We need to be able to make life easier for Australian business, which employs two in every three Australians.
Mr Shorten believed that only couple of years ago when they were in government. But now, when they are in opposition, they are coming out so stridently and not supporting the policy, saying, ‘It’s just the coalition government supporting the big end of town.’ That is a red flag that this is just political opportunism, as opposed to what they really understand to be true in terms of what is good for the economy. It is not just Mr Shorten. Mr Bowen—(Quorum Formed)
Mr Acting Deputy President, I seek clarification. I thought it was 25 needed in the chamber, and there were 20.
The ACTING DEPUTY PRESIDENT
): Nineteen is the quorum.
The numbers in the Senate have not changed pretty much since Federation, or maybe once. The number for a quorum has been a long-established and consistent figure, so perhaps that explains why the Greens cannot be trusted to run the economy. They cannot actually add up a simple number.
Going back to what I was saying about what the opposition actually believe in terms of policy, I just talked about Mr Shorten and the comments he made as Assistant Treasurer and also when he was the Minister for Financial Services and Superannuation. But also Mr Bowen in his book,
, which he wrote in 2013, had a whole chapter titled ‘Promoting growth through cutting company tax’. This is what Mr Bowen said in that chapter, very aptly named in the context of this bill, in his book:
… Keating knew that the corporate tax rate needed to be cut to make Australia competitive, that capital and investment would flow to tax-competitive nations and that this was an important job-creation move. Today capital is even more mobile than it was then and it is important that our corporate tax rate is competitive.
What we see from members opposite is that when they are in government they also look around the world at the OECD, at nations such as the UK, Singapore and the United States. They see both the economic theory and the practice, and they support, not just in the odd comment but through very deliberate statements—in the case of Mr Bowen, through whole chapters in books that he has written—putting forth on the public record what they really believe about economic theory. And what they really believe is that the government’s tax plan is actually the right approach for Australia.
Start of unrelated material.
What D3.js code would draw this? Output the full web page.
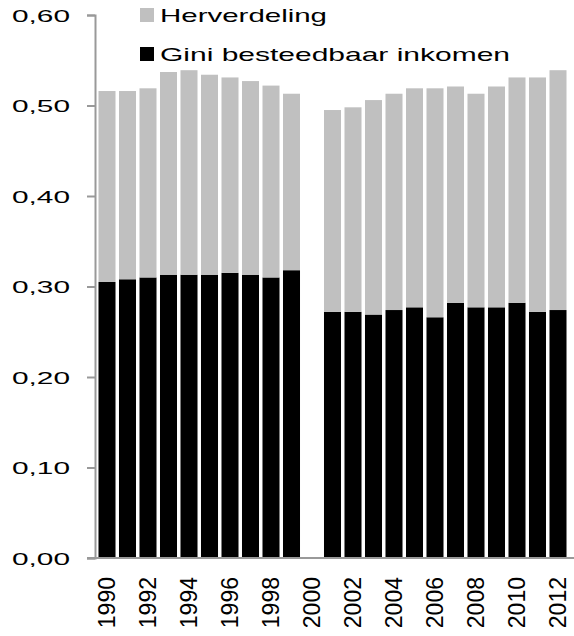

Members of the public who are listening to this debate should not be misled by the rhetoric from those opposite that this government is preferring ‘the big end of town’ to the Australian worker, because the Labor Party knows—Mr Shorten knows, because he said it himself again and again when he was in government—that the best thing that we can do for Australian workers and Australian families in terms of having a well-paid job and growing our economy so that we can afford the services, the funding for education and health, and the standard of living that we want, is to encourage investment in business here. All of the evidence that we have used to underpin this also underpinned Labor’s attitude towards corporate tax rates when they were in government, and it says that lowering tax rates is the best way to support Australian families and Australian workers. So I would encourage the Australian public, as they look at this debate going on, to realise that the rhetoric from the other side is rank political opportunism. Labor sees an opportunity to use class warfare to try to say that the government is out of touch, when in actual fact the government is doing the prudent thing in seeking to encourage investment. As Labor knows, as Labor itself has said, this is the best thing for small business and for big business because it creates more and better paid jobs for everyday Australians.